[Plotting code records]
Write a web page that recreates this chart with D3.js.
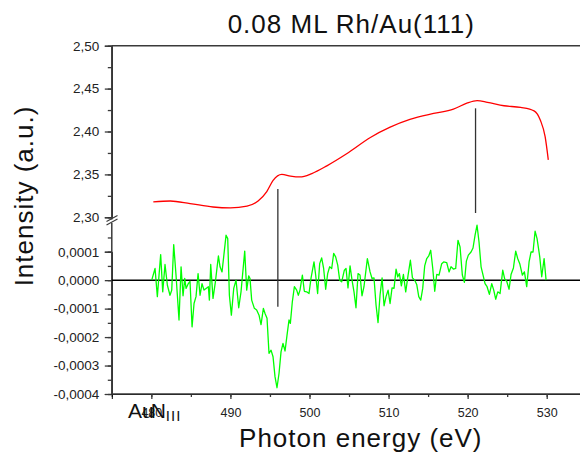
<!DOCTYPE html>
<html>
<head>
<meta charset="utf-8">
<script src="https://cdn.jsdelivr.net/npm/d3@7"></script>
<style>
  html, body { margin: 0; padding: 0; background: #fff; }
  svg { display: block; font-family: Arial, "Liberation Sans", sans-serif; }
</style>
</head>
<body>
<div id="chart"></div>
<script>
// Au N_III edge of 0.08 ML Rh/Au(111): raw intensity (top, red) and
// derivative-like difference signal (bottom, green) on a broken y axis.

const redEnergy = [480.25, 482.4, 484.9, 487.8, 490, 492.1, 493.5, 494.6, 495.4, 496.5,
  497.6, 498.8, 500.3, 502.2, 504.7, 507.7, 510.2, 512.7, 515.7, 518.2,
  519.9, 521.2, 522.5, 524.6, 526.7, 528.4, 529.2, 529.8, 530.2];
const redIntensity = [2.318, 2.319, 2.316, 2.312, 2.311, 2.313, 2.319, 2.330, 2.343, 2.350,
  2.348, 2.347, 2.351, 2.360, 2.374, 2.393, 2.405, 2.414, 2.421, 2.426,
  2.433, 2.436, 2.434, 2.430, 2.428, 2.424, 2.413, 2.394, 2.367];

// green signal, values in units of 1e-4
const greenEnergy = [480.05, 480.47, 480.76, 481.18, 481.44, 481.73, 482.03, 482.36, 482.58, 482.83,
  483.12, 483.50, 483.76, 484.01, 484.22, 484.39, 484.68, 484.89, 485.15, 485.40,
  485.65, 485.91, 486.16, 486.41, 486.66, 486.92, 487.21, 487.34, 487.51, 487.80,
  488.10, 488.48, 488.69, 488.94, 489.45, 489.66, 489.87, 490.12, 490.42, 490.71,
  491.05, 491.34, 491.81, 492.06, 492.31, 492.48, 492.69, 493.03, 493.32, 493.62,
  493.87, 494.17, 494.38, 494.63, 494.88, 495.14, 495.39, 495.64, 495.89, 496.15,
  496.40, 496.65, 496.91, 497.16, 497.41, 497.58, 497.83, 498.09, 498.38, 498.59,
  498.80, 499.10, 499.35, 499.64, 499.94, 500.19, 500.57, 500.78, 501.03, 501.29,
  501.54, 501.79, 502.05, 502.30, 502.55, 502.81, 503.06, 503.31, 503.57, 503.82,
  504.07, 504.41, 504.62, 504.87, 505.13, 505.38, 505.63, 505.88, 506.14, 506.39,
  506.64, 506.89, 507.32, 507.66, 507.91, 508.16, 508.42, 508.67, 508.92, 509.18,
  509.43, 509.68, 509.94, 510.19, 510.44, 510.69, 510.95, 511.16, 511.37, 511.62,
  511.88, 512.17, 512.47, 512.76, 513.02, 513.31, 513.56, 513.82, 514.07, 514.32,
  514.57, 514.83, 515.08, 515.33, 515.59, 515.84, 516.09, 516.38, 516.72, 516.97,
  517.35, 517.65, 517.90, 518.20, 518.49, 518.78, 519.04, 519.33, 519.59, 519.84,
  520.09, 520.43, 520.68, 520.94, 521.19, 521.44, 521.70, 521.95, 522.20, 522.46,
  522.75, 523.05, 523.30, 523.55, 523.81, 524.10, 524.44, 524.69, 524.94, 525.24,
  525.49, 525.79, 526.08, 526.33, 526.59, 526.92, 527.18, 527.47, 527.77, 528.02,
  528.27, 528.53, 528.78, 529.12, 529.37, 529.67, 529.92];
const greenSignal = [0, 0.41, -0.58, 0.90, -0.41, 0.55, -0.18, -0.53, -0.35, 1.25,
  0.18, -1.40, 0.47, -0.55, 0.06, -0.29, -0.12, -0.04, -1.64, -0.82,
  -0.58, 0.23, -0.53, -0.12, -0.35, -0.29, -0.23, -0.70, 0.55, -0.64,
  -0.06, 0.85, 0.47, 0.29, 1.58, 1.46, -0.53, -1.23, -0.29, 0,
  -0.97, -0.41, 1.02, -0.35, 0.15, 0.06, -0.70, -0.99, -1.05, -1.23,
  -1.56, -0.99, -1.17, -1.34, -2.57, -2.46, -2.69, -3.39, -3.78, -3.27,
  -2.52, -2.22, -2.49, -1.93, -1.40, -1.52, -0.76, -0.23, -0.35, -0.53,
  -0.35, 0.18, -0.39, -0.41, -0.47, 0.06, 0.64, 0.18, -0.47, 0.58,
  0.78, 0.41, -0.32, 0.23, 0.47, 0.41, 0.94, 0.82, 0.53, 0,
  -0.06, 0.35, 0.41, -0.27, 0.50, 0, -0.41, -0.97, 0.23, 0.18,
  -0.55, -0.23, 0.76, 0.29, 0.06, 0.08, -0.88, -1.49, -0.53, 0.08,
  -0.90, -0.58, -0.35, -0.82, -0.27, -0.29, 0.39, 0.12, 0.23, -0.20,
  0.20, -0.41, 0.18, 0.70, 0.08, 0, -0.15, -0.58, -0.70, -0.29,
  0.50, 0.76, 0.85, 1.05, 0.41, -0.39, 0.20, 0.18, 0.58, 0.64,
  0.62, 0.29, 0.47, 0.39, 0.41, 1.40, 1.17, 0.18, -0.08, 0.67,
  0.88, 0.99, 1.13, 1.58, 1.93, 1.34, 0.47, 0.18, -0.12, -0.23,
  -0.50, -0.12, -0.35, -0.67, -0.41, -0.47, 0.35, 0.04, -0.04, -0.32,
  0.20, 0.43, 1.02, 0.76, 0.58, 0.18, 0.29, -0.23, 0.64, 0.99,
  0.99, 1.72, 1.46, 0.82, 0.12, 0.76, 0];

const xTicks = [480, 490, 500, 510, 520, 530];
const topTicks = [2.30, 2.35, 2.40, 2.45, 2.50];
const bottomTicks = [-4, -3, -2, -1, 0, 1];

// marker lines: energy, top value (top panel), bottom value and its panel
const markers = [
  { e: 496, top: 2.333, bottom: -0.93, panel: 'bottom' },
  { e: 521, top: 2.427, bottom: 2.305, panel: 'top' },
];

const W = 580, H = 455;
const axisColor = '#3a3a3a';

const svg = d3.select('#chart').append('svg')
  .attr('width', W).attr('height', H);
svg.append('rect').attr('width', W).attr('height', H).attr('fill', '#fff');

const x = d3.scaleLinear().domain([475, 534.21]).range([111.8, 580]);
const yTop = d3.scaleLinear().domain([2.30, 2.50]).range([217.3, 45.7]);
const yBot = d3.scaleLinear().domain([-4, 1]).range([394, 251.7]);

const comma = d3.formatLocale({ decimal: ',', thousands: '.', grouping: [3], currency: ['', ''], minus: '-' });
const fmtTop = comma.format('.2f');
const fmtBot = comma.format('.4f');

// ---- axes ----
function styleAxis(g, size) {
  g.select('.domain').remove();
  g.selectAll('line').attr('stroke', axisColor).attr('stroke-width', 1.3);
  g.selectAll('text').attr('fill', '#222').style('font-size', size + 'px')
    .style('font-family', 'Arial, "Liberation Sans", sans-serif');
}

const xAxis = svg.append('g').attr('transform', 'translate(0,394)');
xAxis.call(d3.axisBottom(x).tickValues(d3.range(475, 531, 5)).tickSize(3).tickFormat(''));
xAxis.append('g').call(d3.axisBottom(x).tickValues(xTicks).tickSize(5).tickPadding(9).tickFormat(d3.format('d')));
styleAxis(xAxis, 12.5);

const topAxis = svg.append('g').attr('transform', 'translate(111.8,0)');
topAxis.call(d3.axisLeft(yTop).tickValues(d3.range(2.30, 2.501, 0.025)).tickSize(4).tickFormat(''));
topAxis.append('g').call(d3.axisLeft(yTop).tickValues(topTicks).tickSize(7).tickPadding(5.5).tickFormat(fmtTop));
styleAxis(topAxis, 13.5);

const botAxis = svg.append('g').attr('transform', 'translate(111.8,0)');
botAxis.call(d3.axisLeft(yBot).tickValues(d3.range(-4, 1.6, 0.5)).tickSize(4).tickFormat(''));
botAxis.append('g').call(d3.axisLeft(yBot).tickValues(bottomTicks).tickSize(7).tickPadding(5.5)
  .tickFormat((d) => fmtBot(d * 1e-4)));
styleAxis(botAxis, 13.5);

// axis lines with the break
const frame = svg.append('g').attr('stroke', axisColor).attr('stroke-width', 1.5).attr('fill', 'none');
frame.append('line').attr('x1', 111.8).attr('x2', 111.8).attr('y1', 45.7).attr('y2', 219.5);
frame.append('line').attr('x1', 111.8).attr('x2', 111.8).attr('y1', 223).attr('y2', 394);
frame.append('line').attr('x1', 111.8).attr('x2', W).attr('y1', 45.7).attr('y2', 45.7);
frame.append('line').attr('x1', 111.8).attr('x2', W).attr('y1', 394).attr('y2', 394);
[0, 3.5].forEach((o) => {
  frame.append('line').attr('x1', 106.5).attr('y1', 221.5 + o).attr('x2', 117.5).attr('y2', 215.5 + o)
    .attr('stroke-width', 1.1);
});

// zero line
svg.append('line').attr('x1', 111.8).attr('x2', W)
  .attr('y1', yBot(0)).attr('y2', yBot(0))
  .attr('stroke', '#000').attr('stroke-width', 1.5);

// ---- series ----
const redLine = d3.line().x((d, i) => x(redEnergy[i])).y((d) => yTop(d)).curve(d3.curveMonotoneX);
svg.append('path').attr('d', redLine(redIntensity))
  .attr('fill', 'none').attr('stroke', '#ff0000').attr('stroke-width', 1.3);

const greenLine = d3.line().x((d, i) => x(greenEnergy[i])).y((d) => yBot(d));
svg.append('path').attr('d', greenLine(greenSignal))
  .attr('fill', 'none').attr('stroke', '#00ff00').attr('stroke-width', 1.3)
  .attr('stroke-linejoin', 'round');

// marker lines
svg.append('g').selectAll('line').data(markers).enter().append('line')
  .attr('x1', (d) => x(d.e)).attr('x2', (d) => x(d.e))
  .attr('y1', (d) => yTop(d.top))
  .attr('y2', (d) => (d.panel === 'top' ? yTop(d.bottom) : yBot(d.bottom)))
  .attr('stroke', '#333').attr('stroke-width', 1.3);

// ---- texts ----
svg.append('text').attr('x', 351.3).attr('y', 33).attr('text-anchor', 'middle')
  .style('font-size', '26px').style('letter-spacing', '1px').attr('fill', '#111')
  .text('0.08 ML Rh/Au(111)');

svg.append('text').attr('transform', 'translate(33,196) rotate(-90)').attr('text-anchor', 'middle')
  .style('font-size', '26px').style('letter-spacing', '1px').attr('fill', '#111')
  .text('Intensity (a.u.)');

svg.append('text').attr('x', 360.8).attr('y', 446.5).attr('text-anchor', 'middle')
  .style('font-size', '26px').style('letter-spacing', '1px').attr('fill', '#111')
  .text('Photon energy (eV)');

const edge = svg.append('text').attr('x', 128).attr('y', 418.3)
  .style('font-size', '21px').attr('fill', '#111');
edge.append('tspan').text('Au');
edge.append('tspan').attr('dx', -3).text('N');
edge.append('tspan').attr('dy', 3).style('font-size', '15px').style('letter-spacing', '1px').text('III');
</script>
</body>
</html>
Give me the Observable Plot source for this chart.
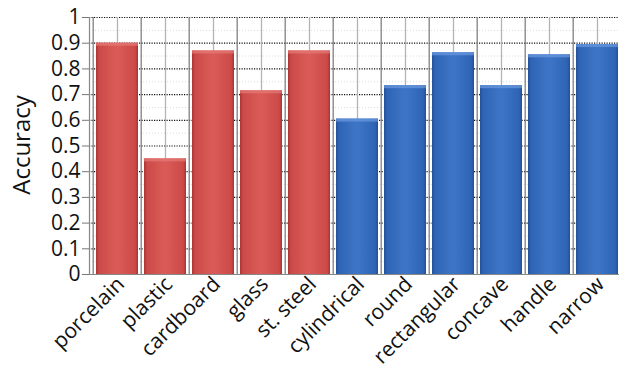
<!DOCTYPE html>
<html>
<head>
<meta charset="utf-8">
<script src="https://cdn.jsdelivr.net/npm/d3@7"></script>
<script src="https://cdn.jsdelivr.net/npm/@observablehq/plot@0.6"></script>
<style>
  html, body { margin: 0; padding: 0; background: #fff; }
  #chart { width: 619px; height: 374px; overflow: hidden; }
</style>
</head>
<body>
<div id="chart"></div>
<script>
const categories = ["porcelain", "plastic", "cardboard", "glass", "st. steel", "cylindrical", "round", "rectangular", "concave", "handle", "narrow"];
const values = [0.9, 0.45, 0.87, 0.715, 0.87, 0.605, 0.735, 0.863, 0.735, 0.855, 0.895];
const groups = ["material", "material", "material", "material", "material", "shape", "shape", "shape", "shape", "shape", "shape"];
const yTicks = [0, 0.1, 0.2, 0.3, 0.4, 0.5, 0.6, 0.7, 0.8, 0.9, 1];
const yTickLabels = ["0", "0.1", "0.2", "0.3", "0.4", "0.5", "0.6", "0.7", "0.8", "0.9", "1"];
const minorTicks = [0.05, 0.15, 0.25, 0.35, 0.45, 0.55, 0.65, 0.75, 0.85, 0.95];

const data = categories.map((c, i) => ({category: c, value: values[i], group: groups[i]}));

const W = 619, H = 374;
const xRange = [89, 624];
const step = (xRange[1] - xRange[0]) / categories.length;
const font = "'Open Sans', Lato, sans-serif";

const chart = Plot.plot({
  width: W,
  height: H,
  marginLeft: 89,
  marginRight: 0,
  marginTop: 17,
  marginBottom: 100,
  style: {fontFamily: font, background: "white", overflow: "visible"},
  x: {domain: categories, range: xRange, padding: 0.13, axis: null},
  y: {domain: [0, 1], axis: null},
  marks: [
    Plot.ruleY(minorTicks, {stroke: "#dcdcdc", strokeDasharray: "1,2", strokeWidth: 1}),
    Plot.ruleY(yTicks.slice(1), {stroke: "#111", strokeDasharray: "1.2,1.3", strokeWidth: 1.2}),
    Plot.ruleX(categories, {x: d => d, y1: 0, y2: 1, stroke: "#b4b4b4", strokeWidth: 1.3}),
    Plot.barY(data, {x: "category", y: "value", fill: d => d.group === "material" ? "url(#gradRed)" : "url(#gradBlue)"}),
    Plot.barY(data, {x: "category", y1: d => d.value - 0.012, y2: "value", fill: d => d.group === "material" ? "#e57b78" : "#6b9ae0", fillOpacity: 0.7}),
    Plot.ruleY([0], {stroke: "#888", strokeWidth: 1.2}),
    Plot.tickX(categories, {x: d => d, dx: -step / 2, stroke: "#777", strokeWidth: 1.2}),
    Plot.axisY({ticks: yTicks, tickFormat: (d, i) => yTickLabels[i], tickSize: 7, tickPadding: 2, fontSize: 21, stroke: "#777", color: "#111", label: null}),
    Plot.frame({anchor: "left", stroke: "#888", strokeWidth: 1.2}),
    Plot.text(categories, {x: d => d, frameAnchor: "bottom", text: d => d, rotate: -45, textAnchor: "end", dx: 8, dy: 11, fontSize: 21, fill: "#111"})
  ]
});

const svg = d3.select(chart.tagName.toLowerCase() === "svg" ? chart : chart.querySelector("svg"));
const defs = svg.insert("defs", ":first-child");
function grad(id, edge, mid, light) {
  const g = defs.append("linearGradient").attr("id", id).attr("x1", "0").attr("x2", "1").attr("y1", "0").attr("y2", "0");
  [[0, edge], [0.07, mid], [0.45, light], [0.55, light], [0.93, mid], [1, edge]].forEach(([o, c]) =>
    g.append("stop").attr("offset", o).attr("stop-color", c));
}
grad("gradRed", "#a83434", "#cc4a48", "#d95a57");
grad("gradBlue", "#23509a", "#2f64b4", "#3c74c6");

svg.append("text")
  .attr("transform", `translate(24, 145) rotate(-90)`)
  .attr("text-anchor", "middle")
  .attr("dominant-baseline", "middle")
  .attr("font-family", font)
  .attr("font-size", 24)
  .attr("fill", "#111")
  .text("Accuracy");

document.getElementById("chart").appendChild(chart);
</script>
</body>
</html>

▶ Work instructions: Beginning with the first line of the records above, extract each line exactly through the line that holds "broken y axis.", both ends included. Omit pictures.

▶ Written answer:
Write a web page that recreates this chart with D3.js.
<!DOCTYPE html>
<html>
<head>
<meta charset="utf-8">
<script src="https://cdn.jsdelivr.net/npm/d3@7"></script>
<style>
  html, body { margin: 0; padding: 0; background: #fff; }
  svg { display: block; font-family: Arial, "Liberation Sans", sans-serif; }
</style>
</head>
<body>
<div id="chart"></div>
<script>
// Au N_III edge of 0.08 ML Rh/Au(111): raw intensity (top, red) and
// derivative-like difference signal (bottom, green) on a broken y axis.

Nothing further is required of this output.